The US wants to see Bangladesh as an independent player in the Indo-Pacific region, recognising it as a significant geostrategic actor in the region’s security architecture, says US-based foreign policy expert Anu Anwar.
He made the observation during an interview with The Daily Star following the Dhaka visit by Donald Lu, US assistant secretary of state for South and Central Asia, from January 14 to 15.
This was the 11th visit by a high-level US delegation over the last two years, which is unprecedented in recent memory, said Anwar.
“These frequent visits are the reflection of the United States’ recognition of Bangladesh as a significant geostrategic player in the Indo-Pacific security architecture,” he told this newspaper yesterday.
Anwar, a Fellow at the Faculty of Arts and Sciences and an Associate in Research at the John K Fairbank Center for Chinese Studies, Harvard University, specialises in issues on international security.
Asked why Bangladesh is of so much importance to the US, Anwar said that given the country’s geostrategic location and its economic and demographic heft, Dhaka has always deserved a distinctive place in Washington’s South Asia policy.
Unfortunately, he said, USA’s South Asia policy historically has been centered on Pakistan, which in recent past shifted to India. Over the last few years, the US initiatives suggest Washington started recognising the urgency of change in its traditional approach to South Asia.
“The nuclear power-centric policy alone isn’t good enough to achieve the objectives of the US Indo-Pacific strategy. In South Asia, it would require an extensive engagement with non-nuclear-South Asia as well, in which Bangladesh features distinctively.
“This recognition is followed up by a set of actions, which are creating a renewed valued impression in Dhaka. This is, nevertheless, a positive development for Bangladesh.”
Asked what the US wants to achieve through this, Anwar said Washington wants to make sure that Bangladesh upholds the basic norms and values of Indo-Pacific strategies such as upholding democracy and ensuring human rights, civil liberty, and the rule of law.

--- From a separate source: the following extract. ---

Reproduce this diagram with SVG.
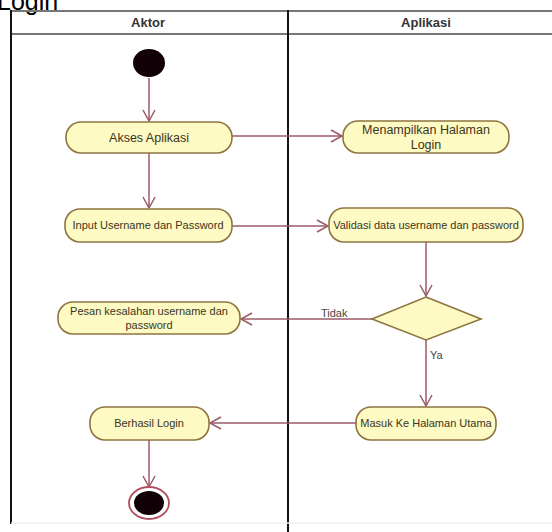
<svg xmlns="http://www.w3.org/2000/svg" width="552" height="532" viewBox="0 0 552 532">
<defs>
<style>
.node{fill:#fefac4;stroke:#8d7440;stroke-width:1.6}
.lbl{font-family:"Liberation Sans",Arial,sans-serif;font-size:11px;fill:#3b3520;text-anchor:middle}
.big{font-size:12.5px}
.hdr{font-family:"Liberation Sans",Arial,sans-serif;font-size:13px;font-weight:bold;fill:#333;text-anchor:middle}
.edge{fill:none;stroke:#9a5a68;stroke-width:1.5;marker-end:url(#arr)}
.frame{stroke:#777;stroke-width:2;fill:none}
</style>
<marker id="arr" markerWidth="14" markerHeight="14" refX="12" refY="7" orient="auto" markerUnits="userSpaceOnUse">
<path d="M1,1 L12,7 L1,13" fill="none" stroke="#9a5a68" stroke-width="1.5"/>
</marker>
</defs>
<rect width="552" height="532" fill="#fff"/>
<text x="-3" y="10" font-family="Liberation Sans,Arial,sans-serif" font-size="25" fill="#000">Login</text>
<g id="frame">
<line x1="11" y1="11" x2="552" y2="11" class="frame"/>
<line x1="11" y1="34" x2="552" y2="34" class="frame"/>
<line x1="11" y1="10" x2="11" y2="524" stroke="#111" stroke-width="2"/>
<line x1="288" y1="10" x2="288" y2="532" stroke="#111" stroke-width="2"/>
<line x1="11" y1="523" x2="552" y2="523" stroke="#eee" stroke-width="1.5"/>
<text x="148" y="27" class="hdr">Aktor</text>
<text x="426" y="27" class="hdr">Aplikasi</text>
</g>
<g id="connectors">
<line x1="149" y1="78" x2="149" y2="121" class="edge"/>
<line x1="232" y1="136" x2="342" y2="136" class="edge"/>
<line x1="149" y1="153" x2="149" y2="208" class="edge"/>
<line x1="232" y1="226" x2="328" y2="226" class="edge"/>
<line x1="426" y1="242" x2="426" y2="296" class="edge"/>
<line x1="372" y1="319" x2="241" y2="319" class="edge"/>
<line x1="426" y1="340" x2="426" y2="406" class="edge"/>
<line x1="356" y1="423" x2="210" y2="423" class="edge"/>
<line x1="149" y1="440" x2="149" y2="487" class="edge"/>
<text x="321" y="317" font-family="Liberation Sans,Arial,sans-serif" font-size="11" fill="#444">Tidak</text>
<text x="430" y="359" font-family="Liberation Sans,Arial,sans-serif" font-size="11" fill="#444">Ya</text>
</g>
<g id="start"><ellipse cx="149" cy="63" rx="16" ry="14" fill="#110005"/></g>
<g id="akses"><rect x="66" y="122" width="166" height="31" rx="15" class="node"/><text x="149" y="142" class="lbl big">Akses Aplikasi</text></g>
<g id="menampilkan"><rect x="343" y="121" width="166" height="32" rx="15" class="node"/><text x="426" y="134" class="lbl big">Menampilkan Halaman</text><text x="426" y="149" class="lbl big">Login</text></g>
<g id="input"><rect x="65" y="209" width="167" height="33" rx="15" class="node"/><text x="148" y="229" class="lbl">Input Username dan Password</text></g>
<g id="validasi"><rect x="329" y="208" width="194" height="34" rx="15" class="node"/><text x="426" y="229" class="lbl">Validasi data username dan password</text></g>
<g id="decision"><polygon points="426,297 481,319 426,340 372,319" class="node"/></g>
<g id="pesan"><rect x="58" y="302" width="182" height="32" rx="15" class="node"/><text x="149" y="315" class="lbl">Pesan kesalahan username dan</text><text x="149" y="329" class="lbl">password</text></g>
<g id="masuk"><rect x="356" y="407" width="140" height="33" rx="15" class="node"/><text x="426" y="427" class="lbl">Masuk Ke Halaman Utama</text></g>
<g id="berhasil"><rect x="90" y="407" width="119" height="33" rx="15" class="node"/><text x="149" y="427" class="lbl">Berhasil Login</text></g>
<g id="end"><ellipse cx="149" cy="503" rx="20" ry="16" fill="#fff" stroke="#b05060" stroke-width="1.8"/><ellipse cx="149" cy="503" rx="15" ry="12" fill="#110005"/></g>
</svg>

“Washington wants to ensure that Bangladesh doesn’t fall into Burma’s path but Dhaka is capable of dealing with Burma on its own strength.”
Asked how Bangladesh can benefit from this, Anwar said the key to Bangladesh’s success is the diversification of its partners.
“…. Stronger ties with the US would bring such an outcome that no other partnership can deliver.
“Bangladesh’s geopolitical realities also dictate that it needs an external balancer to navigate through the challenging environment in which it exists.”
Commenting on Lu’s appreciation regarding Rab, the foreign policy analyst said, “The United States would continue to render a deliberate and proportionate response to Dhaka’s actions, and that of course includes rewards. Since the Rab has rectified the issues that the US objected to, hence the appreciation.
“But it would be unwise for Dhaka to take this appreciation for granted. There are a number of fronts on which Washington still holds strong reservations, and free fair election is on the top of that list. So, it’s fair to surmise that Dhaka’s failure to meet the standards of those contentious issues will prompt a set of renewed reactions from Washington.”